Bug#1051371: debian-policy: stop referring to legacy filesystem paths for script interpreters



On Wed, 06 Sep 2023 at 16:51:10 -0600, Sam Hartman wrote:
> I'd consider it a non-RC bug if someone were manually writing
> #!/usr/bin/sh

As long as our official buildds are non-merged-/usr, I would consider use
of that path in scripts that get run at package build time to be
potentially RC, in fact. I have tried to arrange for our official buildds
for suites >= trixie to become merged-/usr (#1050868, #1025708) but that
work is awaiting review.

Until that change lands, or our official buildds for
trixie/sid/experimental become merged-/usr some other way, encouraging
maintainers to use interpreters that were historically in /bin via their
/usr/bin paths is actively harmful and we should not do it. Please don't
make the transition to merged-/usr-everywhere more contentious than it
already is.

> >>>>> "Luca" == Luca Boccassi <bluca@debian.org> writes:
>     Luca> /bin/sh is not universally compatible with non-Linux OSes.
> 
> I claim it is more compatible.

Hard-coding "#!/bin/sh" is not compatible with every operating system,
but it's much more widely compatible than hard-coding "#!/usr/bin/sh",
particularly for scripts that are meant to be backportable to older
versions of LTS distributions (notably Debian!). Even NixOS, an operating
system that is notable for the extent to which it intentionally avoids
using FHS paths, has made the pragmatic choice to provide /bin/sh.

I would not want to encourage Debian maintainers to use
"#!/usr/bin/env sh" for shell scripts, even though it's more broadly
portable than assuming that /bin/sh is a POSIX shell.
This is analogous to how we encourage (and sometimes require) Debian
maintainers to use "#!/usr/bin/perl" and "#!/usr/bin/python3" in
preference to indirection via "#!/usr/bin/env perl" or similar, even
if their upstream uses "#!/usr/bin/env perl" for wider portability.

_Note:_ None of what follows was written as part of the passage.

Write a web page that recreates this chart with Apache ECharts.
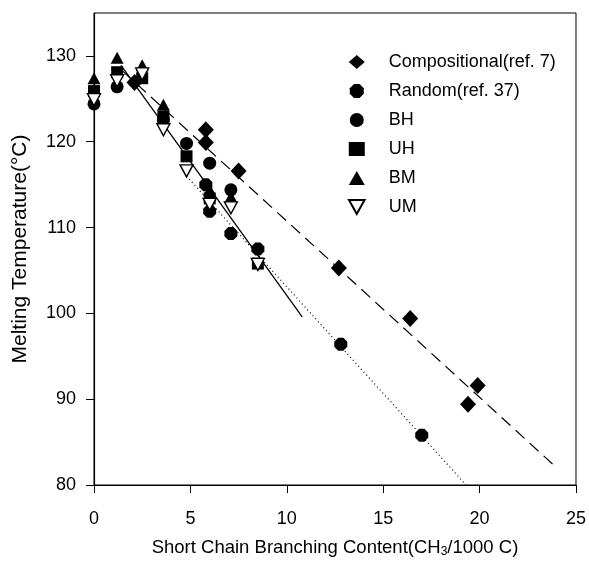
<!DOCTYPE html>
<html>
<head>
<meta charset="utf-8">
<script src="https://cdn.jsdelivr.net/npm/echarts@6/dist/echarts.min.js"></script>
<style>html,body{margin:0;padding:0;background:#fff;}#c{width:589px;height:563px;}</style>
</head>
<body>
<div id="c"></div>
<script>
// ---- data ----
var seriesNames = ['Compositional(ref. 7)', 'Random(ref. 37)', 'BH', 'UH', 'BM', 'UM'];
var compositional = [[2.1,126.9],[5.8,121.4],[5.8,119.9],[7.5,116.6],[12.7,105.3],[16.4,99.4],[19.9,91.6],[19.4,89.4]];
var random37 = [[5.8,115.0],[6.0,111.9],[7.1,109.3],[8.5,107.5],[12.8,96.4],[17.0,85.8]];
var bh = [[0,124.4],[1.2,126.4],[3.6,122.6],[4.8,119.8],[6.0,117.5],[7.1,114.4]];
var uh = [[0,125.9],[1.2,128.1],[2.5,127.4],[3.6,122.9],[4.8,118.3],[6.0,113.4],[8.5,105.8]];
var bm = [[0,127.4],[1.2,129.8],[2.5,128.9],[3.6,124.3],[6.0,114.4],[7.1,113.6]];
var um = [[0,124.9],[1.2,127.1],[2.5,127.9],[3.6,121.4],[4.8,116.6],[6.0,112.7],[7.1,112.3],[8.5,105.7]];
var compFit = [[1.5,128.2],[24,82.0]];
var solidFit = [[1.4,128.9],[10.8,99.6]];
var dottedFit = [[4.8,116.0],[19.3,80.0]];
var xTicks = [0,5,10,15,20,25];
var yTicks = [80,90,100,110,120,130];

var FONT = 'Liberation Sans, Arial, sans-serif';
var hexPath = 'path://M3,0 L7,0 L10,3 L10,7 L7,10 L3,10 L0,7 L0,3 Z';

var chart = echarts.init(document.getElementById('c'));
function sc(name, data, symbol, size, fill, border) {
  return {
    name: name, type: 'scatter', data: data, symbol: symbol, symbolSize: size,
    itemStyle: { color: fill, borderColor: border || fill, borderWidth: border ? 1.4 : 0, opacity: 1 },
    z: 5
  };
}
function ln(data, type) {
  return {
    type: 'line', data: data, symbol: 'none', silent: true,
    lineStyle: { color: '#000', width: type === 'solid' ? 1.3 : 1.2, type: type },
    z: 3
  };
}
chart.setOption({
  animation: false,
  backgroundColor: '#fff',
  textStyle: { fontFamily: FONT },
  grid: { left: 94, right: 12, top: 13, bottom: 72, show: true, borderColor: '#000', borderWidth: 1 },
  legend: {
    orient: 'vertical', left: 343, top: 48, itemWidth: 16, itemHeight: 14, itemGap: 11,
    data: seriesNames,
    textStyle: { fontSize: 18, lineHeight: 18, color: '#000', fontFamily: FONT, padding: [0, 0, 0, 19] }
  },
  xAxis: {
    type: 'value', min: 0, max: 25, interval: 5,
    name: '{a|Short Chain Branching Content(CH}{s|3}{a|/1000 C)}',
    nameLocation: 'middle', nameGap: 52,
    nameTextStyle: { rich: {
      a: { fontSize: 18.5, color: '#000', fontFamily: FONT },
      s: { fontSize: 12, color: '#000', fontFamily: FONT, verticalAlign: 'bottom', padding: [9, 0, 0, 0] }
    } },
    axisLine: { lineStyle: { color: '#000', width: 1.2 } },
    axisTick: { show: true, inside: false, length: 8, lineStyle: { color: '#000' }, customValues: xTicks },
    axisLabel: { fontSize: 18, color: '#000', margin: 25, customValues: xTicks },
    splitLine: { show: false }
  },
  yAxis: {
    type: 'value', min: 80, max: 135, interval: 10,
    name: 'Melting Temperature(\u00B0C)', nameLocation: 'middle', nameGap: 63,
    nameTextStyle: { fontSize: 21, color: '#000', fontFamily: FONT },
    axisLine: { lineStyle: { color: '#000', width: 1.2 } },
    axisTick: { show: true, inside: false, length: 8, lineStyle: { color: '#000' }, customValues: yTicks },
    axisLabel: { fontSize: 18, color: '#000', margin: 18, customValues: yTicks },
    splitLine: { show: false }
  },
  series: [
    ln(compFit, [12, 7]),
    ln(solidFit, 'solid'),
    ln(dottedFit, [1, 3]),
    sc(seriesNames[0], compositional, 'diamond', [16, 17], '#000'),
    sc(seriesNames[1], random37, hexPath, 13, '#000'),
    sc(seriesNames[2], bh, 'circle', 13, '#000'),
    sc(seriesNames[3], uh, 'rect', 12, '#000'),
    sc(seriesNames[4], bm, 'triangle', [13, 12], '#000'),
    sc(seriesNames[5], um, 'path://M0,0 L10,0 L5,9 Z', [13, 12], '#fff', '#000')
  ]
});
</script>
</body>
</html>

We certainly shouldn't require shell scripts in Debian to go through
the same contortions as Autoconf-generated configure scripts to find
a POSIX shell (see `info autoconf 'Portable shell'`) because that's
unnecessary runtime and maintenance overhead on any GNU/Linux system,
any of the non-Linux ports that Debian has attempted to support in the
past, and hopefully any free or proprietary Unix that is still relevant
to Free Software authors this decade.